Tentu kita masih ingat saat Cak Nun mengkritik program sedekah yang digagas oleh Ustad Yusuf Mansur di tahun 2017. Saat itu ustad yang disapa YM terlilit masalah pelik seputar bisnis investasinya. Berbagai kritikan pun datang karena banyak pihak yang menuding bahwa jalan sedekah yang digagasnya justru mewujudkan praktik program Patungan Usaha yang dibuat blunder pengelolaannya.
Terkait sedekah, beberapa minggu lalu Kompasianer pasti pernah melihat video yang viral di media sosial setelah sekelompok orang mengamuk di minimarket karena hanya diberi sedekah senilai Rp 1.000 saja. Dari video tersebut, kita bisa melihat bahwa sedekah itu tak hanya berpatok pada keikhlasan si pemberi saja, tetapi harus dipertimbangkan keikhlasan dari si penerima sedekah. Pro kontra pun timbul sehubungan dengan hakikat sedekah yang selalu hadir di tengah masyarakat Indonesia.
Kedua kejadian itu memaksa penulis untuk membuka kembali UU No. 23 Tahun 2011 tentang Pengelolaan Zakat. Dalam kebijakan tersebut dijelaskan bahwa sedekah adalah harta atau non harta yang dikeluarkan oleh seseorang atau badan usaha di luar zakat untuk kemaslahatan umum. Dari pengertian tersebut, kita bisa mengenal bahwa sedekah bisa dilakukan berupa non harta seperti senyuman yang tulus, tutur kata yang baik, dan sikap sopan yang lebih beradab.

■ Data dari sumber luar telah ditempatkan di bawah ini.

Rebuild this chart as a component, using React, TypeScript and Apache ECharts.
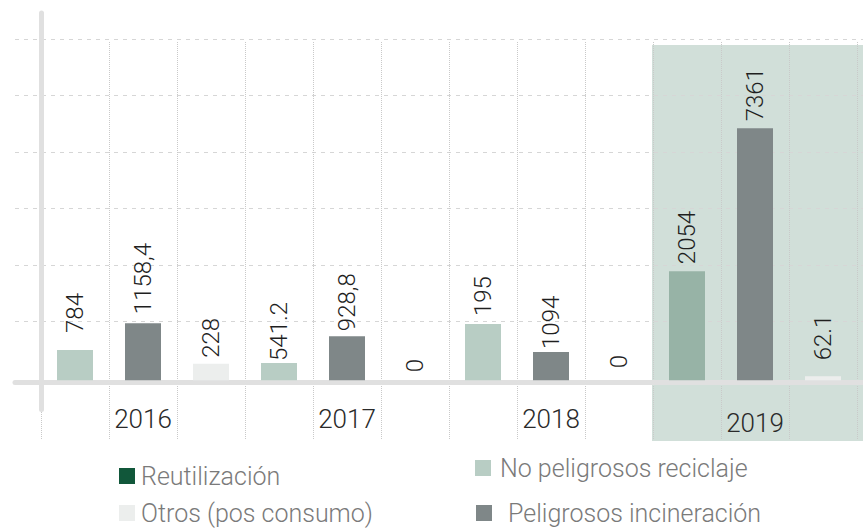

Sebagaimana hal ini telah dijelaskan dalam hadis Nabis Muhammad SAW yang menyatakan bahwa "kullu ma'rufin shadaqah" artinya "setiap (sesuatu) yang makruf (baik) itu adalah sedekah." Itulah hakikat sedekah yang memiliki jangkauan lebih umum dan lebih luas, meski kebanyakan masyarakat tetap saja memandang sedekah hanya terkait dengan urusan ekonomi, khususnya uang.

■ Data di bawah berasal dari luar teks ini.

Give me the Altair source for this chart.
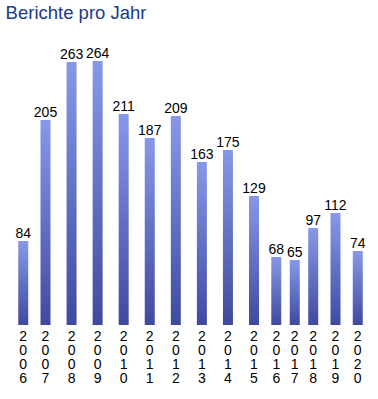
import altair as alt
import pandas as pd

years = [2006, 2007, 2008, 2009, 2010, 2011, 2012, 2013, 2014, 2015, 2016, 2017, 2018, 2019, 2020]
counts = [84, 205, 263, 264, 211, 187, 209, 163, 175, 129, 68, 65, 97, 112, 74]
title_text = "Berichte pro Jahr"

df = pd.DataFrame({"year": years, "count": counts})

FONT = "Liberation Sans"

# column width depends on the width of its value label (flex-like layout)
base = alt.Chart(df).transform_calculate(
    w="7.8 * length(toString(datum.count)) + 3.4",
    yl="join(split(toString(datum.year), ''), '\\n')",
).transform_window(
    cum="sum(w)", sort=[alt.SortField("year")], frame=[None, 0]
).transform_calculate(
    xc="datum.cum - datum.w / 2"
)

xs = alt.X("xc:Q", scale=alt.Scale(domain=[0, 363], nice=False, zero=False), axis=None)
ys = alt.Y("count:Q", scale=alt.Scale(domain=[0, 295], nice=False), axis=None)

bars = base.mark_bar(
    size=10,
    color=alt.Gradient(
        gradient="linear",
        stops=[alt.GradientStop(color="#8898e9", offset=0),
               alt.GradientStop(color="#3e4a9e", offset=1)],
        x1=0, x2=0, y1=0, y2=1,
    ),
).encode(x=xs, y=ys)

vals = base.mark_text(
    font=FONT, fontSize=14, color="#000000", baseline="alphabetic", align="center", dy=-3
).encode(x=xs, y=ys, text=alt.Text("count:Q"))

yearlab = base.mark_text(
    font=FONT, fontSize=14, color="#000000", baseline="alphabetic", align="center",
    dy=16, lineBreak="\n", lineHeight=14,
).encode(x=xs, y=alt.datum(0, scale=alt.Scale(domain=[0, 295], nice=False)), text="yl:N")

title = alt.Chart(pd.DataFrame({"t": [title_text]})).mark_text(
    font=FONT, fontSize=18.5, color="#203a8c", baseline="alphabetic", align="left"
).encode(x=alt.value(-3.4), y=alt.value(-11), text="t:N")

chart = alt.layer(bars, vals, yearlab, title).properties(
    width=363, height=295,
    padding={"left": 9, "top": 30, "right": 6, "bottom": 74},
    autosize=alt.AutoSizeParams(type="none"),
).configure_view(stroke=None)

chart.save("out.html", embed_options={"renderer": "svg", "actions": False})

Setelah kita paham hakikatnya, kita sering bertanya bagaimana hukumnya memberi sedekah di jalan? Pertanyaan ini sering menimbulkan pro kontra dari kacamata publik karena banyak yang menilai bahwa sedekah di jalan terkesan sia-sia.

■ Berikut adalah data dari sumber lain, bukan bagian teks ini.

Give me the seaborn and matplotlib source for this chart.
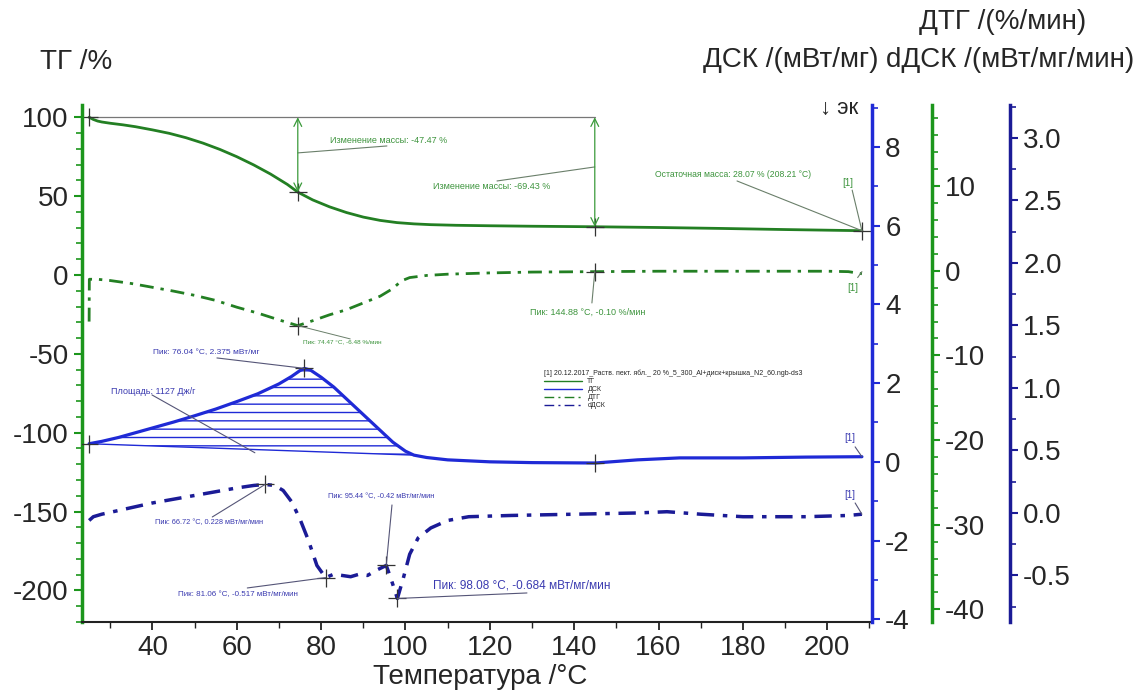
import numpy as np
import matplotlib
matplotlib.use('Agg')
import matplotlib.pyplot as plt
import seaborn as sns
from matplotlib.lines import Line2D
from matplotlib.ticker import MultipleLocator, FormatStrFormatter

sns.set_style('ticks')
plt.rcParams['font.family'] = ['Liberation Sans', 'DejaVu Sans']
plt.rcParams['axes.unicode_minus'] = False
plt.rcParams['hatch.linewidth'] = 1.0

# ---------------- data ----------------
tg_T = [25.0, 26.0, 27.0, 28.0, 30.0, 33.0, 36.0, 40.0, 44.0, 48.0, 52.0, 56.0, 60.0,
        64.0, 68.0, 72.0, 74.47, 78.0, 82.0, 86.0, 90.0, 94.0, 98.0, 102.0, 106.0,
        112.0, 120.0, 130.0, 144.88, 160.0, 175.0, 190.0, 200.0, 208.21]
tg_val = [100.0, 98.6, 97.6, 97.0, 96.2, 95.2, 94.0, 92.0, 89.8, 87.0, 83.6, 79.6, 75.0,
          69.8, 64.0, 57.4, 52.53, 47.6, 43.2, 39.6, 36.7, 34.6, 33.2, 32.4, 31.9,
          31.5, 31.2, 30.9, 30.57, 30.1, 29.5, 28.8, 28.4, 28.07]

dtg_T = [25.0, 25.05, 27, 30, 35, 40, 45, 50, 55, 60, 65, 70, 74.47, 78, 82, 86, 90, 94,
         97, 99, 101, 105, 110, 120, 130, 144.88, 160, 180, 200, 205, 208.21]
dtg_val = [-6.0, -1.0, -1.0, -1.15, -1.5, -1.95, -2.4, -2.9, -3.5, -4.3, -5.0, -5.8, -6.48,
           -5.9, -5.2, -4.6, -3.8, -3.0, -2.1, -1.2, -0.8, -0.55, -0.4, -0.25, -0.15, -0.10,
           -0.05, -0.05, -0.05, -0.1, -0.35]

dsc_T = [25, 28, 32, 36, 40, 45, 50, 55, 60, 65, 70, 73, 75, 76.04, 77.5, 80, 83, 86, 90,
         94, 97, 100, 102, 105, 110, 120, 130, 145, 155, 165, 180, 195, 208.21]
dsc_val = [0.46, 0.52, 0.62, 0.74, 0.86, 1.01, 1.17, 1.34, 1.53, 1.73, 1.98, 2.17, 2.32,
           2.375, 2.33, 2.15, 1.9, 1.6, 1.2, 0.8, 0.5, 0.27, 0.17, 0.11, 0.05, 0.0, -0.02,
           -0.03, 0.05, 0.1, 0.1, 0.12, 0.13]

ddsc_T = [25, 26, 28, 32, 36, 40, 45, 50, 55, 60, 64, 66.72, 69, 71, 73, 75, 77, 79, 81.06,
          83, 85, 87, 89, 91, 93, 95.44, 96.5, 98.08, 99.5, 101, 103, 106, 110, 115, 125,
          140, 155, 162, 170, 180, 195, 205, 208.21]
ddsc_val = [-0.06, -0.03, -0.01, 0.02, 0.05, 0.08, 0.11, 0.14, 0.17, 0.2, 0.22, 0.228, 0.22,
            0.18, 0.09, -0.05, -0.22, -0.42, -0.517, -0.49, -0.5, -0.51, -0.49, -0.5, -0.46,
            -0.42, -0.52, -0.684, -0.52, -0.33, -0.2, -0.12, -0.06, -0.03, -0.02, -0.01, 0.0,
            0.01, -0.01, -0.03, -0.03, -0.02, -0.01]

# integration limits of the DSC peak (start / end index in dsc arrays)
area_start, area_end = 0, 22

x_ticks = [40, 60, 80, 100, 120, 140, 160, 180, 200]
tg_ticks = [-200, -150, -100, -50, 0, 50, 100]
dsc_ticks = [-4, -2, 0, 2, 4, 6, 8]
dtg_ticks = [-40, -30, -20, -10, 0, 10]
ddsc_ticks = [-0.5, 0.0, 0.5, 1.0, 1.5, 2.0, 2.5, 3.0]

GREEN = '#237f23'
GREEN_AX = '#1c961c'
BLUE = '#1f2ad6'
NAVY = '#1b1b96'
TXT_G = '#3d943d'
TXT_B = '#3a3ab0'
LEAD = '#6a7f6a'

fig = plt.figure(figsize=(11.43, 6.9), dpi=100)
ax = fig.add_axes([0.0717, 0.0986, 0.6912, 0.7493])
ax_dsc = ax.twinx()
ax_dtg = ax.twinx()
ax_ddsc = ax.twinx()
ax_dtg.spines['right'].set_position(('axes', 1.076))
ax_ddsc.spines['right'].set_position(('axes', 1.1747))

# curves
sns.lineplot(x=tg_T, y=tg_val, ax=ax, color=GREEN, lw=2.0, estimator=None, sort=False)
sns.lineplot(x=dtg_T, y=dtg_val, ax=ax_dtg, color=GREEN, lw=2.0, estimator=None, sort=False,
             linestyle=(0, (5, 2.5, 1.2, 2.5)))
sns.lineplot(x=dsc_T, y=dsc_val, ax=ax_dsc, color=BLUE, lw=2.3, estimator=None, sort=False)
sns.lineplot(x=ddsc_T, y=ddsc_val, ax=ax_ddsc, color=NAVY, lw=2.5, estimator=None, sort=False,
             linestyle=(0, (5, 2.5, 1.3, 2.5)))

# DSC area (hatched) and baseline
pT = dsc_T[area_start:area_end + 1]
pV = dsc_val[area_start:area_end + 1]
ax_dsc.fill(pT, pV, facecolor='none', edgecolor=BLUE, hatch='--', linewidth=0)
ax_dsc.plot([dsc_T[area_start], dsc_T[area_end]], [dsc_val[area_start], dsc_val[area_end]],
            color=BLUE, lw=1.0)

# limits
for a in (ax, ax_dsc, ax_dtg, ax_ddsc):
    a.set_xlim(23.3, 210.6)
ax.set_ylim(-220.0, 107.8)
ax_dsc.set_ylim(-4.07, 9.07)
ax_dtg.set_ylim(-41.5, 19.6)
ax_ddsc.set_ylim(-0.872, 3.264)

# spines
for a in (ax, ax_dsc, ax_dtg, ax_ddsc):
    a.spines['top'].set_visible(False)
    a.set_xlabel('')
    a.set_ylabel('')
for a in (ax_dsc, ax_dtg, ax_ddsc):
    a.spines['left'].set_visible(False)
    a.spines['bottom'].set_visible(False)
ax.spines['right'].set_visible(False)
ax.spines['left'].set_color(GREEN_AX)
ax.spines['left'].set_linewidth(2.5)
ax.spines['bottom'].set_color('#222222')
ax.spines['bottom'].set_linewidth(1.5)
ax_dsc.spines['right'].set_color(BLUE)
ax_dsc.spines['right'].set_linewidth(2.5)
ax_dtg.spines['right'].set_color(GREEN_AX)
ax_dtg.spines['right'].set_linewidth(2.5)
ax_ddsc.spines['right'].set_color(NAVY)
ax_ddsc.spines['right'].set_linewidth(2.5)

LS = 20
TS = 20
ax.set_xticks(x_ticks)
ax.xaxis.set_minor_locator(MultipleLocator(10))
ax.tick_params(axis='x', which='major', length=6, width=1.3, color='#222222', labelsize=LS)
ax.tick_params(axis='x', which='minor', length=4, width=1.0, color='#222222')
ax.set_yticks(tg_ticks)
ax.yaxis.set_minor_locator(MultipleLocator(10))
ax.tick_params(axis='y', which='major', length=6, width=1.5, color=GREEN_AX, labelsize=LS)
ax.tick_params(axis='y', which='minor', length=4, width=1.2, color=GREEN_AX)

ax_dsc.set_yticks(dsc_ticks)
ax_dsc.yaxis.set_minor_locator(MultipleLocator(1))
ax_dsc.tick_params(axis='y', which='major', length=6, width=1.5, color=BLUE, labelsize=LS)
ax_dsc.tick_params(axis='y', which='minor', length=4, width=1.2, color=BLUE)
ax_dtg.set_yticks(dtg_ticks)
ax_dtg.yaxis.set_minor_locator(MultipleLocator(2))
ax_dtg.tick_params(axis='y', which='major', length=6, width=1.5, color=GREEN_AX, labelsize=LS)
ax_dtg.tick_params(axis='y', which='minor', length=4, width=1.2, color=GREEN_AX)
ax_ddsc.set_yticks(ddsc_ticks)
ax_ddsc.yaxis.set_major_formatter(FormatStrFormatter('%.1f'))
ax_ddsc.yaxis.set_minor_locator(MultipleLocator(0.25))
ax_ddsc.tick_params(axis='y', which='major', length=6, width=1.5, color=NAVY, labelsize=LS)
ax_ddsc.tick_params(axis='y', which='minor', length=4, width=1.2, color=NAVY)
for a in (ax_dsc, ax_dtg, ax_ddsc):
    a.tick_params(axis='x', which='both', bottom=False, labelbottom=False)

# axis titles
fig.text(0.0665, 0.910, 'ТГ /%', fontsize=TS, ha='center', va='center')
fig.text(0.8775, 0.968, 'ДТГ /(%/мин)', fontsize=TS, ha='center', va='center')
fig.text(0.7685, 0.913, 'ДСК /(мВт/мг)', fontsize=TS, ha='right', va='center')
fig.text(0.7755, 0.913, 'dДСК /(мВт/мг/мин)', fontsize=TS, ha='left', va='center')
fig.text(0.42, 0.019, 'Температура /°C', fontsize=TS, ha='center', va='center')
ax.text(0.959, 0.994, '↓ эк', transform=ax.transAxes, fontsize=16, ha='center', va='center')

# ---------- TG annotations ----------
tg_i0, tg_i1, tg_i2, tg_i3 = 0, tg_T.index(74.47), tg_T.index(144.88), len(tg_T) - 1
ax.plot([tg_T[tg_i0], tg_T[tg_i2]], [tg_val[tg_i0], tg_val[tg_i0]], color='#777777', lw=0.9)
mk = dict(marker='+', ms=13, mew=0.9, color='#333333', linestyle='none')
ax.plot([tg_T[i] for i in (tg_i0, tg_i1, tg_i2, tg_i3)],
        [tg_val[i] for i in (tg_i0, tg_i1, tg_i2, tg_i3)], **mk)
for i in (tg_i1, tg_i2):
    ax.annotate('', xy=(tg_T[i], tg_val[i]), xytext=(tg_T[i], tg_val[tg_i0]),
                arrowprops=dict(arrowstyle='<->', color='#3a9a3a', lw=0.9,
                                shrinkA=0, shrinkB=0, mutation_scale=14))
ax.plot([74.47, 95.6], [77.4, 81.8], color=LEAD, lw=0.8)
ax.text(82.1, 85.0, 'Изменение массы: -47.47 %', fontsize=6.5, color=TXT_G, va='center')
ax.plot([121.7, 144.88], [59.6, 68.5], color=LEAD, lw=0.8)
ax.text(106.5, 56.4, 'Изменение массы: -69.43 %', fontsize=6.5, color=TXT_G, va='center')
ax.plot([178.6, 208.21], [59.6, 28.07], color=LEAD, lw=0.8)
ax.text(159.2, 64.0, 'Остаточная масса: 28.07 % (208.21 °C)', fontsize=6.2, color=TXT_G,
        va='center')
ax.plot([205.9, 208.21], [53.8, 28.07], color=LEAD, lw=0.8)
ax.text(204.9, 58.3, '[1]', fontsize=7, color=TXT_G, va='center', ha='center')

# ---------- DTG annotations ----------
d1, d2 = dtg_T.index(74.47), dtg_T.index(144.88)
ax_dtg.plot([dtg_T[d1], dtg_T[d2]], [dtg_val[d1], dtg_val[d2]], **mk)
ax_dtg.plot([74.47, 86.9], [-6.48, -8.05], color=LEAD, lw=0.7)
ax_dtg.text(75.7, -8.4, 'Пик: 74.47 °C, -6.48 %/мин', fontsize=4.6, color=TXT_G, va='center')
ax_dtg.plot([144.88, 144.2], [-0.10, -3.8], color=LEAD, lw=0.8)
ax_dtg.text(129.5, -4.85, 'Пик: 144.88 °C, -0.10 %/мин', fontsize=6.5, color=TXT_G,
            va='center')
ax_dtg.plot([207.2, 208.21], [-0.8, -0.1], color=LEAD, lw=0.8)
ax_dtg.text(206.1, -2.0, '[1]', fontsize=7, color=TXT_G, va='center', ha='center')

# ---------- DSC annotations ----------
s1 = dsc_T.index(76.04)
s2 = dsc_T.index(145)
ax_dsc.plot([dsc_T[0], dsc_T[s1], dsc_T[s2]], [dsc_val[0], dsc_val[s1], dsc_val[s2]], **mk)
ax_dsc.plot([55.3, 76.04], [2.64, 2.375], color='#555577', lw=0.8)
ax_dsc.text(40.2, 2.77, 'Пик: 76.04 °C, 2.375 мВт/мг', fontsize=6.0, color=TXT_B,
            va='center')
ax_dsc.plot([39.9, 64.3], [1.70, 0.23], color='#555577', lw=0.8)
ax_dsc.text(30.2, 1.78, 'Площадь: 1127 Дж/г', fontsize=6.5, color=TXT_B, va='center')
ax_dsc.plot([206.6, 208.21], [0.38, 0.13], color='#555577', lw=0.8)
ax_dsc.text(205.4, 0.61, '[1]', fontsize=7, color=TXT_B, va='center', ha='center')

# ---------- dDSC annotations ----------
pk = [ddsc_T.index(t) for t in (66.72, 81.06, 95.44, 98.08)]
ax_ddsc.plot([ddsc_T[i] for i in pk], [ddsc_val[i] for i in pk], **mk)
ax_ddsc.plot([54.2, 66.72], [-0.032, 0.228], color='#555577', lw=0.8)
ax_ddsc.text(40.6, -0.08, 'Пик: 66.72 °C, 0.228 мВт/мг/мин', fontsize=5.3, color=TXT_B,
             va='center')
ax_ddsc.plot([96.8, 95.44], [0.064, -0.42], color='#555577', lw=0.8)
ax_ddsc.text(81.6, 0.128, 'Пик: 95.44 °C, -0.42 мВт/мг/мин', fontsize=5.3, color=TXT_B,
             va='center')
ax_ddsc.plot([62.5, 81.06], [-0.60, -0.517], color='#555577', lw=0.8)
ax_ddsc.text(46.1, -0.656, 'Пик: 81.06 °C, -0.517 мВт/мг/мин', fontsize=5.8, color=TXT_B,
             va='center')
ax_ddsc.plot([98.08, 128.8], [-0.684, -0.64], color='#555577', lw=0.8)
ax_ddsc.text(106.5, -0.584, 'Пик: 98.08 °C, -0.684 мВт/мг/мин', fontsize=8.5, color=TXT_B,
             va='center')
ax_ddsc.plot([206.6, 208.21], [0.08, -0.01], color='#555577', lw=0.8)
ax_ddsc.text(205.4, 0.144, '[1]', fontsize=7, color=TXT_B, va='center', ha='center')

# ---------- legend ----------
handles = [Line2D([], [], color=GREEN, lw=1.0),
           Line2D([], [], color=BLUE, lw=1.0),
           Line2D([], [], color=GREEN, lw=1.0, linestyle=(0, (7, 3, 1.5, 3))),
           Line2D([], [], color=NAVY, lw=1.0, linestyle=(0, (7, 3, 1.5, 3)))]
leg = ax_ddsc.legend(handles, ['ТГ', 'ДСК', 'ДТГ', 'dДСК'],
                     title='[1] 20.12.2017_Раств. пект. ябл._ 20 %_5_300_Al+диск+крышка_N2_60.ngb-ds3',
                     loc='upper left', bbox_to_anchor=(0.58, 0.495), frameon=False,
                     fontsize=5, title_fontsize=5, handlelength=5.5, labelspacing=0.15,
                     borderpad=0, handletextpad=0.8)
leg._legend_box.align = 'left'

fig.savefig('out.png', dpi=100)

Konon banyak pengemis di jalan yang sudah terorganisir. Mereka yang sering meminta-minta menjadikan itu bagai profesi keseharian. Beberapa yang masih terlihat muda justru pandai berakting seolah tidak memiliki kaki atau menderita penyakit serius. Penulis sempat melihat pengemis ini berada di jembatan penyeberangan depan salah satu rumah sakit yang ada di wilayah Jakarta Barat.
Dari kondisi yang ada di lapangan tersebut, sedekah yang kita lakukan di jalan memang harus dibilang lebih selektif. Hal ini dilakukan untuk tidak membiasakan mereka menengadah terus tanpa kerja keras. Bukankah lebih baik tangan di atas daripada tangan di bawah!
Oleh karena itu, jika kita ingin memberi sedekah bisa dimulai dari lingkungan terdekat yang kita kenal terlebih dahulu. Kita juga bisa mengunjungi beberapa panti untuk memberi donasi sedekah tersebut. Lebih lanjut sedekah juga bisa disalurkan melalui lembaga-lembaga yang sudah terpercaya untuk mendistribusikan dan mendayagunakan sedekah itu sendiri.
Kembalikan lagi sedekah itu kepada niat. Hendaknya kita bersedekah dengan sesuatu yang kita yakini bahwa mereka yang menerima sedekah memang layak untuk diberi. Tak perlu pencitraan atau ria di media sosial bahwa kita telah bersedekah kemana saja.
Allah SWT tidak tidur. Beliau maha mengetahui apa yang sudah kita sedekahkan. Yakinlah! Sedekah akan membuka jalan bagi setiap kesulitan yang kita dapat jika dijalani dengan penuh keikhlasan.
"Dan belanjakanlah sebagian dari apa yang telah Kami berikan kepadamu sebelum datang kematian kepada salah seorang di antara kamu; lalu ia berkata: Ya Tuhanku, mengapa Engkau tidak menangguhkan (kematian)ku sampai waktu yang dekat, yang menyebabkan aku dapat bersedekah dan aku termasuk orang-orang yang saleh?"